=== GIVEN MATERIAL ===
_ _ _ _ _ _ _

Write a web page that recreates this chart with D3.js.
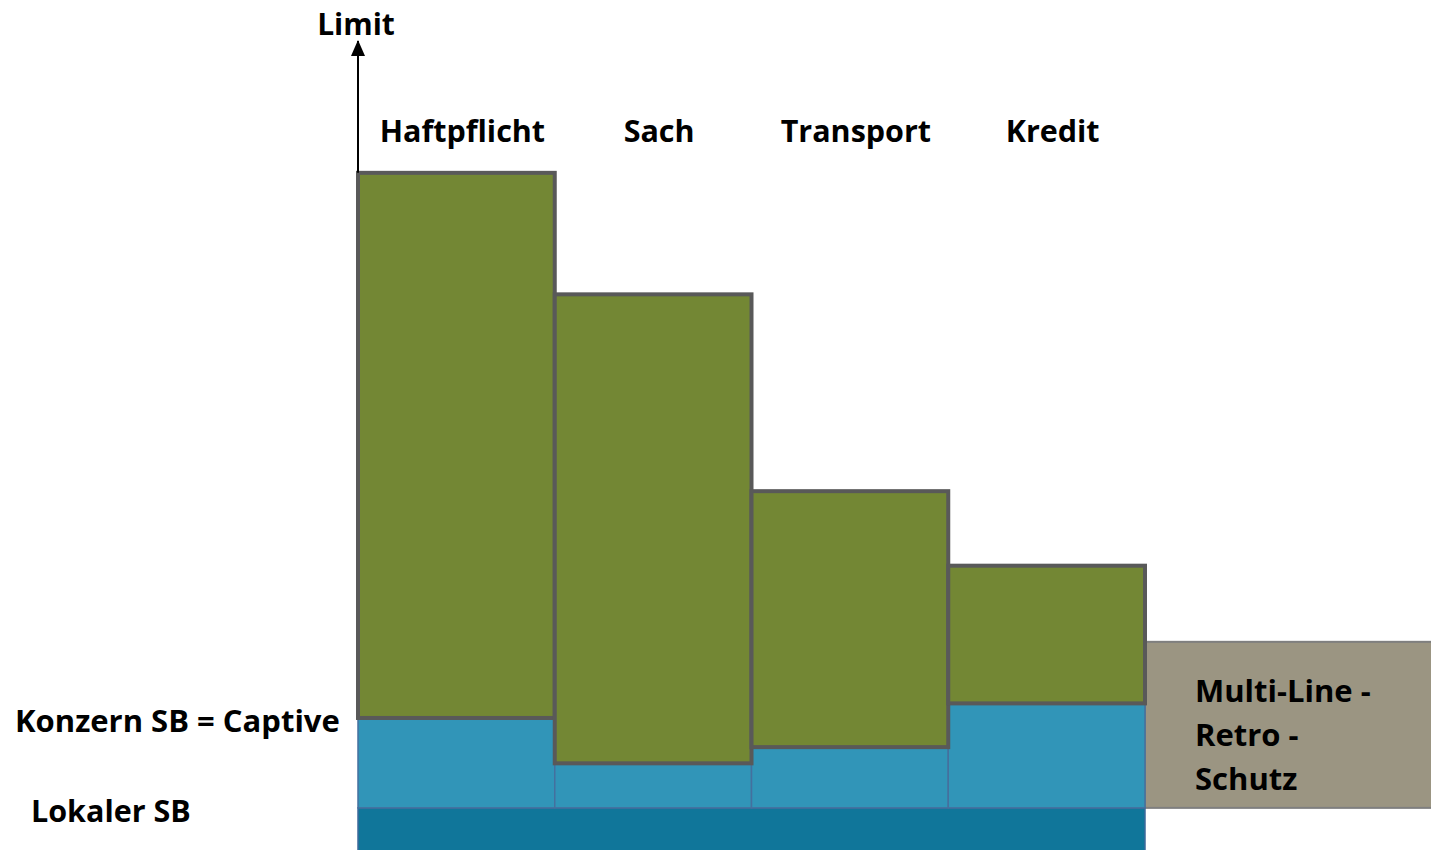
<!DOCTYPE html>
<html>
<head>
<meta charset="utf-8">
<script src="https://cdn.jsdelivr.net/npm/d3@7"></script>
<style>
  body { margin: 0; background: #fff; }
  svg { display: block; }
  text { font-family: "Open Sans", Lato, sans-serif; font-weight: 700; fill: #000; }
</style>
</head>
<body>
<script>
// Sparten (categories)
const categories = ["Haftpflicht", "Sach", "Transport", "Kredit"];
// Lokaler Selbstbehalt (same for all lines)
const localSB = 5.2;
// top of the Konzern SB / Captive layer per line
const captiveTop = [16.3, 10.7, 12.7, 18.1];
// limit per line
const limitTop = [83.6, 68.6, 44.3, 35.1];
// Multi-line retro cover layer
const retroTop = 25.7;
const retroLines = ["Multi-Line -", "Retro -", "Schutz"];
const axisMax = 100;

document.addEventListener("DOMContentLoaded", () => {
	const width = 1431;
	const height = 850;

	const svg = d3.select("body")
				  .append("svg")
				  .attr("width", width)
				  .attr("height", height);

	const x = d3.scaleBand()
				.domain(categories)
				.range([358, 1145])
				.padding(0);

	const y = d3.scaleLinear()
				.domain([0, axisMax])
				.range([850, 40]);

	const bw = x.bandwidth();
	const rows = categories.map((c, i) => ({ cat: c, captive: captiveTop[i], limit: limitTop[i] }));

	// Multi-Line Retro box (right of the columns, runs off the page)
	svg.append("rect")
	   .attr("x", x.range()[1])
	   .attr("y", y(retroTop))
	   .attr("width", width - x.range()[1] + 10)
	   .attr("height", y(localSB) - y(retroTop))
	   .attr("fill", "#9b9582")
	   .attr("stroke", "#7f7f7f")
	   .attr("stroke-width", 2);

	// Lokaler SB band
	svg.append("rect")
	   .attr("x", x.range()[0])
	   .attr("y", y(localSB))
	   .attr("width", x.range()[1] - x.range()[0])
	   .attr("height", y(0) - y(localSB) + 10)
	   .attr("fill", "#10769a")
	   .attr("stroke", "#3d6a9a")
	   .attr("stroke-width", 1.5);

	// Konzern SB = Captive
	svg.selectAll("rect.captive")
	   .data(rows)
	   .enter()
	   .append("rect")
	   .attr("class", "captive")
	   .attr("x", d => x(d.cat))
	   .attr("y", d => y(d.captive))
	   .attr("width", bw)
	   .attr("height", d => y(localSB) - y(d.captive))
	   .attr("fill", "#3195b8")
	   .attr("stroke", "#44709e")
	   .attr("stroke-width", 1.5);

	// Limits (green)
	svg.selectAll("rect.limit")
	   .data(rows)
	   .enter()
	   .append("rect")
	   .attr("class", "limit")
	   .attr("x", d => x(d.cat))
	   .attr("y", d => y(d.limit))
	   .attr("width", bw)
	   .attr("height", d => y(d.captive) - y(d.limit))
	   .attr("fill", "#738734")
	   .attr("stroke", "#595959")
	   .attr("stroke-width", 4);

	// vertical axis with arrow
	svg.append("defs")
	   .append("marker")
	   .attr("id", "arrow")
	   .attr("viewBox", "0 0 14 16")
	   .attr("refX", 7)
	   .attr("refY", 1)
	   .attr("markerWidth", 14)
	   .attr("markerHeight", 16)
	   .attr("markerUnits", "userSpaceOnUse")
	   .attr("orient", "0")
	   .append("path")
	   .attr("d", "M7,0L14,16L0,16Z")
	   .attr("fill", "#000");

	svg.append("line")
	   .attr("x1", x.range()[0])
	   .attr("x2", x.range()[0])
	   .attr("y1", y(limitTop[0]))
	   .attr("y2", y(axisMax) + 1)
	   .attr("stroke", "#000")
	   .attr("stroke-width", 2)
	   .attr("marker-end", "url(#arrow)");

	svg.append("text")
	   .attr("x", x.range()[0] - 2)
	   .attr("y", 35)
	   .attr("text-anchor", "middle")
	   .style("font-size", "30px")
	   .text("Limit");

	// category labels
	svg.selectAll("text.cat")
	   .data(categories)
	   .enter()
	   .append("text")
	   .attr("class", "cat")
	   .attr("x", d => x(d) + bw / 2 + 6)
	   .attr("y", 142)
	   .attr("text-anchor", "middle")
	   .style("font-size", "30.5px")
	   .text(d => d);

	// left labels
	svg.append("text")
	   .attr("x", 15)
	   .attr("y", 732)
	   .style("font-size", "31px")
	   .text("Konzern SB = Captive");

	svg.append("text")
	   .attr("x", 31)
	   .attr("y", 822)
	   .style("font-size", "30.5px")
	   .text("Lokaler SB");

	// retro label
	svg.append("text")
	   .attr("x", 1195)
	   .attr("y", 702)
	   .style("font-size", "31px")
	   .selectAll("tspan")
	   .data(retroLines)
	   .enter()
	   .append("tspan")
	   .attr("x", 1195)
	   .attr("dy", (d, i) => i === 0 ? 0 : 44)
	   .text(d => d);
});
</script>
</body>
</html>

_ _ _ _ _ _ _

=== EXERCISE OBJECTIVE ===
Extract the lines exactly, please: the first line of the listing, the line with "const axisMax = 100;", and every line between them, but no pictures.

=== EXERCISE RESULT ===
Write a web page that recreates this chart with D3.js.
<!DOCTYPE html>
<html>
<head>
<meta charset="utf-8">
<script src="https://cdn.jsdelivr.net/npm/d3@7"></script>
<style>
  body { margin: 0; background: #fff; }
  svg { display: block; }
  text { font-family: "Open Sans", Lato, sans-serif; font-weight: 700; fill: #000; }
</style>
</head>
<body>
<script>
// Sparten (categories)
const categories = ["Haftpflicht", "Sach", "Transport", "Kredit"];
// Lokaler Selbstbehalt (same for all lines)
const localSB = 5.2;
// top of the Konzern SB / Captive layer per line
const captiveTop = [16.3, 10.7, 12.7, 18.1];
// limit per line
const limitTop = [83.6, 68.6, 44.3, 35.1];
// Multi-line retro cover layer
const retroTop = 25.7;
const retroLines = ["Multi-Line -", "Retro -", "Schutz"];
const axisMax = 100;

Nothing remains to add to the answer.